Golf Terminology - 'I'
improved lie - (aka: "improved lies", "improving your lie", "preferred lies", "winter rules", "bumping it", "using your foot wedge") changing the position of the ball making either the swing path cleaner or making it easier to hit the ball. Unless agreed upon by players before hand or part of local/seasonal rules this is illegal and penalty strokes may apply.
in - (aka: "back", "back nine", "back side") the last nine holes of an eighteen hole golf course. Derived from old Scottish links style courses where the first nine holes took you out far away from the clubhouse and the last nine holes brought you back 'in'. Example: "I shot a poor 48 on the way out but improved to 41 on the way back in."
in play - anytime the golf ball is considered 'live' or 'playable'. Unless the ball is out of play the ball must be in play.
inside - a term used to describe the fact that one ball is closer to the hole than the other. Usually on the putting surface. Example: "Megan hit a great shot into the green that looked like it would sew things up but I got inside her to make it interesting."

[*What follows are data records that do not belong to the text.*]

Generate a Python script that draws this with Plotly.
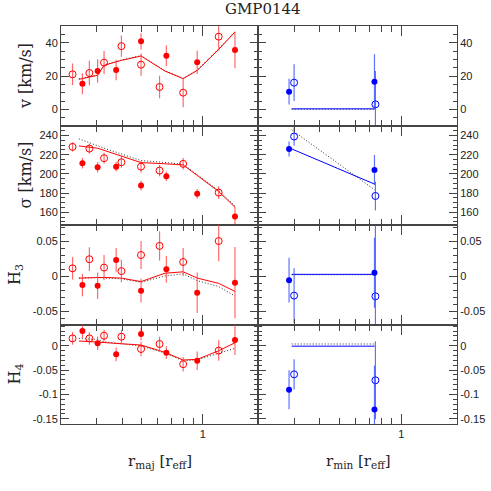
import numpy as np
import plotly.graph_objects as go
from plotly.subplots import make_subplots

# ---------------- data: major axis (left column) ----------------
x_maj_open = [0.228, 0.276, 0.326, 0.397, 0.496, 0.612, 0.80, 1.197]
x_maj_fill = [0.255, 0.303, 0.374, 0.496, 0.661, 0.938, 1.44]

v_maj_open = [21.0, 21.8, 28.0, 37.9, 26.8, 13.4, 10.0, 43.6]
v_maj_open_err = [6.5, 7.3, 7.0, 6.4, 6.7, 6.8, 8.7, 8.5]
v_maj_fill = [15.4, 23.0, 23.6, 40.8, 32.2, 28.2, 35.6]
v_maj_fill_err = [6.3, 7.0, 6.2, 4.9, 6.3, 7.0, 11.0]

s_maj_open = [228.2, 226.4, 216.4, 212.2, 207.6, 203.5, 210.5, 180.5]
s_maj_open_err = [4.9, 5.0, 5.7, 5.7, 6.0, 6.0, 6.0, 6.6]
s_maj_fill = [211.2, 207.0, 207.6, 187.8, 197.6, 179.2, 155.5]
s_maj_fill_err = [5.5, 5.5, 5.0, 5.0, 5.0, 5.0, 10.0]

h3_maj_open = [0.011, 0.024, 0.012, 0.007, 0.030, 0.043, 0.020, 0.050]
h3_maj_open_err = [0.016, 0.017, 0.018, 0.016, 0.020, 0.021, 0.020, 0.029]
h3_maj_fill = [-0.013, -0.014, 0.023, -0.021, 0.0095, -0.024, -0.0095]
h3_maj_fill_err = [0.016, 0.019, 0.017, 0.017, 0.019, 0.029, 0.051]

h4_maj_open = [0.015, 0.015, 0.0205, 0.0185, -0.0068, 0.0035, -0.038, -0.010]
h4_maj_open_err = [0.013, 0.013, 0.012, 0.014, 0.015, 0.015, 0.015, 0.021]
h4_maj_fill = [0.030, 0.005, -0.0177, 0.024, -0.0143, -0.031, 0.0117]
h4_maj_fill_err = [0.014, 0.014, 0.014, 0.013, 0.013, 0.019, 0.031]

# models (solid = coloured, dotted = black)
x_maj_model = [0.245, 0.303, 0.326, 0.397, 0.496, 0.65, 0.80, 0.94, 1.197, 1.44]
v_maj_mod_solid = [18.0, 20.4, 26.4, 29.4, 32.0, 23.0, 18.4, 23.4, 36.0, 46.4]
v_maj_mod_dot = [18.3, 20.6, 26.6, 29.6, 32.2, 23.2, 18.6, 23.6, 36.3, 46.6]
s_maj_mod_solid = [229.2, 226.8, 224.6, 218.6, 211.8, 210.6, 209.4, 198.3, 181.6, 165.3]
s_maj_mod_dot = [236.6, 229.2, 226.9, 220.8, 213.9, 212.0, 210.1, 199.1, 182.6, 166.6]
h3_maj_mod_solid = [-0.003, -0.0015, -0.002, -0.003, -0.008, 0.004, 0.006, -0.003, -0.0105, -0.022]
h3_maj_mod_dot = [-0.003, -0.002, -0.003, -0.004, -0.009, 0.0, 0.003, -0.0067, -0.015, -0.0286]
h4_maj_mod_solid = [0.0097, 0.008, 0.0065, 0.004, 0.0014, -0.0136, -0.0294, -0.028, -0.0103, 0.006]
h4_maj_mod_dot = [0.015, 0.013, 0.008, 0.0035, -0.0006, -0.015, -0.031, -0.029, -0.0157, -0.0054]

# ---------------- data: minor axis (right column) ----------------
x_min_open = [0.300, 0.748]
x_min_fill = [0.2835, 0.740]

v_min_open = [16.0, 3.0]
v_min_open_err = [11.0, 20.0]
v_min_fill = [10.6, 16.6]
v_min_fill_err = [7.7, 16.5]

s_min_open = [239.0, 177.0]
s_min_open_err = [9.5, 15.0]
s_min_fill = [226.1, 204.2]
s_min_fill_err = [7.8, 15.7]

h3_min_open = [-0.028, -0.029]
h3_min_open_err = [0.039, 0.11]
h3_min_fill = [-0.006, 0.0047]
h3_min_fill_err = [0.032, 0.05]

h4_min_open = [-0.0588, -0.071]
h4_min_open_err = [0.031, 0.08]
h4_min_fill = [-0.0903, -0.131]
h4_min_fill_err = [0.040, 0.09]

x_min_model = [0.292, 0.742]
v_min_mod_solid = [0.3, 0.3]
v_min_mod_dot = [0.0, 0.0]
s_min_mod_solid = [226.1, 189.3]
s_min_mod_dot = [246.0, 183.3]
h3_min_mod_solid = [0.0024, 0.0024]
h3_min_mod_dot = [0.0018, 0.0018]
h4_min_mod_solid = [-0.001, -0.001]
h4_min_mod_dot = [0.0035, 0.0035]

# tick labels
v_ticks = [0, 20, 40]
s_ticks = [160, 180, 200, 220, 240]
h3_ticks = [-0.05, 0, 0.05]
h3_ticktext = ["-0.05", "0", "0.05"]
h4_ticks = [-0.15, -0.1, -0.05, 0]
h4_ticktext = ["-0.15", "-0.1", "-0.05", "0"]
x_minor = [0.2, 0.3, 0.4, 0.5, 0.6, 0.7, 0.8, 0.9]

# ---------------- figure ----------------
W = H = 491
fig = make_subplots(rows=4, cols=2, horizontal_spacing=0, vertical_spacing=0)

RED = "#ff0000"
RED_E = "rgba(255,70,70,0.8)"
BLUE = "#0000ff"
BLUE_E = "rgba(50,80,255,0.8)"


def add_pts(x, y, err, filled, col, ecol, row, c):
    if filled:
        marker = dict(symbol="circle", size=6, color=col, line=dict(width=0))
    else:
        marker = dict(symbol="circle-open", size=7, color=col, line=dict(width=1, color=col))
    fig.add_trace(go.Scatter(
        x=x, y=y, mode="markers", marker=marker,
        error_y=dict(type="data", array=err, visible=True, thickness=1.2, width=0, color=ecol),
        showlegend=False, hoverinfo="skip"), row=row, col=c)


def add_model(x, ys, yd, col, row, c):
    fig.add_trace(go.Scatter(x=x, y=yd, mode="lines",
                             line=dict(color="#333333", width=1, dash="1px,2px"),
                             showlegend=False, hoverinfo="skip"), row=row, col=c)
    fig.add_trace(go.Scatter(x=x, y=ys, mode="lines",
                             line=dict(color=col, width=1),
                             showlegend=False, hoverinfo="skip"), row=row, col=c)


# left column
add_model(x_maj_model, v_maj_mod_solid, v_maj_mod_dot, RED, 1, 1)
add_pts(x_maj_open, v_maj_open, v_maj_open_err, False, RED, RED_E, 1, 1)
add_pts(x_maj_fill, v_maj_fill, v_maj_fill_err, True, RED, RED_E, 1, 1)

add_model(x_maj_model, s_maj_mod_solid, s_maj_mod_dot, RED, 2, 1)
add_pts(x_maj_open, s_maj_open, s_maj_open_err, False, RED, RED_E, 2, 1)
add_pts(x_maj_fill, s_maj_fill, s_maj_fill_err, True, RED, RED_E, 2, 1)

add_model(x_maj_model, h3_maj_mod_solid, h3_maj_mod_dot, RED, 3, 1)
add_pts(x_maj_open, h3_maj_open, h3_maj_open_err, False, RED, RED_E, 3, 1)
add_pts(x_maj_fill, h3_maj_fill, h3_maj_fill_err, True, RED, RED_E, 3, 1)

add_model(x_maj_model, h4_maj_mod_solid, h4_maj_mod_dot, RED, 4, 1)
add_pts(x_maj_open, h4_maj_open, h4_maj_open_err, False, RED, RED_E, 4, 1)
add_pts(x_maj_fill, h4_maj_fill, h4_maj_fill_err, True, RED, RED_E, 4, 1)

# right column
add_model(x_min_model, v_min_mod_solid, v_min_mod_dot, BLUE, 1, 2)
add_pts(x_min_open, v_min_open, v_min_open_err, False, BLUE, BLUE_E, 1, 2)
add_pts(x_min_fill, v_min_fill, v_min_fill_err, True, BLUE, BLUE_E, 1, 2)

add_model(x_min_model, s_min_mod_solid, s_min_mod_dot, BLUE, 2, 2)
add_pts(x_min_open, s_min_open, s_min_open_err, False, BLUE, BLUE_E, 2, 2)
add_pts(x_min_fill, s_min_fill, s_min_fill_err, True, BLUE, BLUE_E, 2, 2)

add_model(x_min_model, h3_min_mod_solid, h3_min_mod_dot, BLUE, 3, 2)
add_pts(x_min_open, h3_min_open, h3_min_open_err, False, BLUE, BLUE_E, 3, 2)
add_pts(x_min_fill, h3_min_fill, h3_min_fill_err, True, BLUE, BLUE_E, 3, 2)

add_model(x_min_model, h4_min_mod_solid, h4_min_mod_dot, BLUE, 4, 2)
add_pts(x_min_open, h4_min_open, h4_min_open_err, False, BLUE, BLUE_E, 4, 2)
add_pts(x_min_fill, h4_min_fill, h4_min_fill_err, True, BLUE, BLUE_E, 4, 2)

# ---------------- axes ----------------
col_px = [(61, 258), (258, 457)]
row_px = [(26, 126), (126, 225), (225, 325), (325, 424)]
y_ranges = [[-10, 50], [146.7, 250], [-0.070, 0.0729], [-0.1608, 0.0425]]
y_tv = [v_ticks, s_ticks, h3_ticks, h4_ticks]
y_tt = [[str(t) for t in v_ticks], [str(t) for t in s_ticks], h3_ticktext, h4_ticktext]
y_minor = [5, 5, 0.01, 0.01]
LINEC = "#444444"
TICKFONT = dict(family="Liberation Sans, Arial, sans-serif", size=11, color="#222222")

for r in range(4):
    for c in range(2):
        xd = [col_px[c][0] / W, col_px[c][1] / W]
        yd = [1 - row_px[r][1] / H, 1 - row_px[r][0] / H]
        fig.update_xaxes(
            row=r + 1, col=c + 1, domain=xd, type="log",
            range=[np.log10(0.2), np.log10(1.87)],
            tickvals=[1], ticktext=["1"], showticklabels=(r == 3),
            ticks="inside", ticklen=10, tickwidth=1, tickcolor=LINEC,
            mirror="ticks", showline=True, linecolor=LINEC, linewidth=1,
            showgrid=False, zeroline=False, tickfont=TICKFONT,
            minor=dict(tickvals=x_minor, ticks="inside", ticklen=6, tickwidth=1,
                       tickcolor=LINEC, showgrid=False),
        )
        fig.update_yaxes(
            row=r + 1, col=c + 1, domain=yd, range=y_ranges[r],
            tickvals=y_tv[r], ticktext=y_tt[r], showticklabels=True,
            side="left" if c == 0 else "right",
            ticks="inside", ticklen=8, tickwidth=1, tickcolor=LINEC,
            mirror="ticks", showline=True, linecolor=LINEC, linewidth=1,
            showgrid=False, zeroline=False, tickfont=TICKFONT,
            minor=dict(dtick=y_minor[r], ticks="inside", ticklen=4, tickwidth=1,
                       tickcolor=LINEC, showgrid=False),
        )

SERIF = "DejaVu Serif, Liberation Serif, serif"
ann = []
ann.append(dict(text="GMP0144", x=263 / W, y=1 - 9 / H, xref="paper", yref="paper",
                showarrow=False, font=dict(family=SERIF, size=15, color="#222"),
                xanchor="center", yanchor="middle"))
ytitles = ["v [km/s]", "σ [km/s]", "H<sub>3</sub>", "H<sub>4</sub>"]
ytx = [25, 25, 15, 15]
for r in range(4):
    ann.append(dict(text=ytitles[r], x=ytx[r] / W, y=1 - (row_px[r][0] + row_px[r][1]) / 2 / H,
                    xref="paper", yref="paper", showarrow=False, textangle=-90,
                    font=dict(family=SERIF, size=16, color="#222"),
                    xanchor="center", yanchor="middle"))
ann.append(dict(text="r<sub>maj</sub> [r<sub>eff</sub>]", x=160 / W, y=1 - 461 / H,
                xref="paper", yref="paper", showarrow=False,
                font=dict(family=SERIF, size=15, color="#222"), xanchor="center", yanchor="middle"))
ann.append(dict(text="r<sub>min</sub> [r<sub>eff</sub>]", x=358 / W, y=1 - 461 / H,
                xref="paper", yref="paper", showarrow=False,
                font=dict(family=SERIF, size=15, color="#222"), xanchor="center", yanchor="middle"))

fig.update_layout(width=W, height=H, margin=dict(l=0, r=0, t=0, b=0),
                  paper_bgcolor="white", plot_bgcolor="white", annotations=ann,
                  showlegend=False)

fig.write_html("out.html", config={"displayModeBar": False},
               post_script="document.body.style.margin='0px';document.body.style.padding='0px';")
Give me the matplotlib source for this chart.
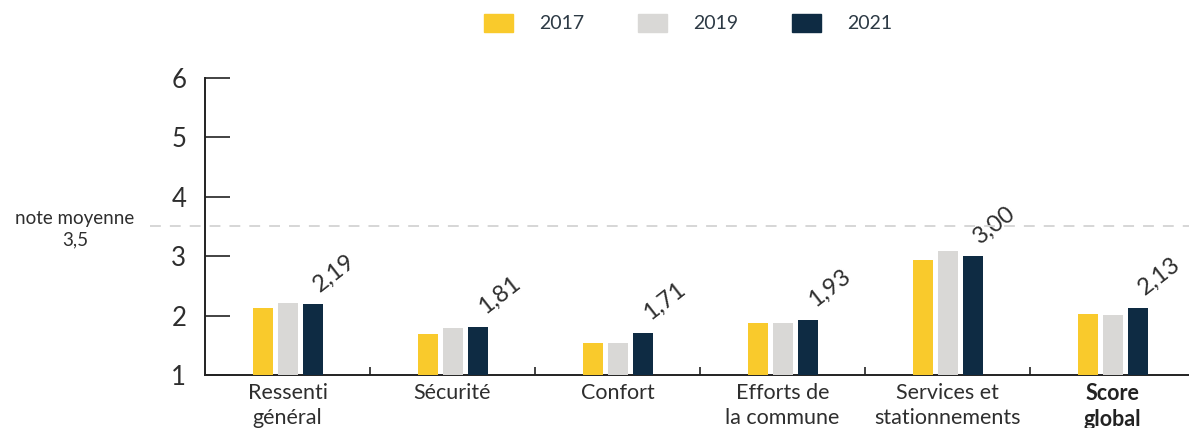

inside-out - describing the a golfers swing where the club begins the downswing close to the body and finishes further away than usually desired (i.e. inside and outside the target line). Example: "Often I find that the reason a person is hooking the ball is because they are swinging inside-out."
interlocking grip - (aka: "interlock grip") the standard and most popular grip in golf. The index finger of the top hand is interlocked with the pinky of the lower hand while both thumbs point down the shaft of the club.
intermediate target - a target established by the in between the ball and the ultimate target. Usually the intermediate target is relatively close to the ball so as to assist in properly lining up without lifting the head too much. Also any time you aim at something other than what you are really trying to get to (i.e. a tree that you can see from behind a hill or mound when you cannot see the flagstick).
iron - a club whose clubhead is typically constructed of steel although the shaft can be of another substance. The clubhead of an iron is usually fairly narrow with a small sole. Typical lofts are between 16° and 65° and the clubs are numbed 1 through a 9 and include all wedges. Woods and putters are not irons. Example: "I have three woods and nine irons in my bag - plus my putter."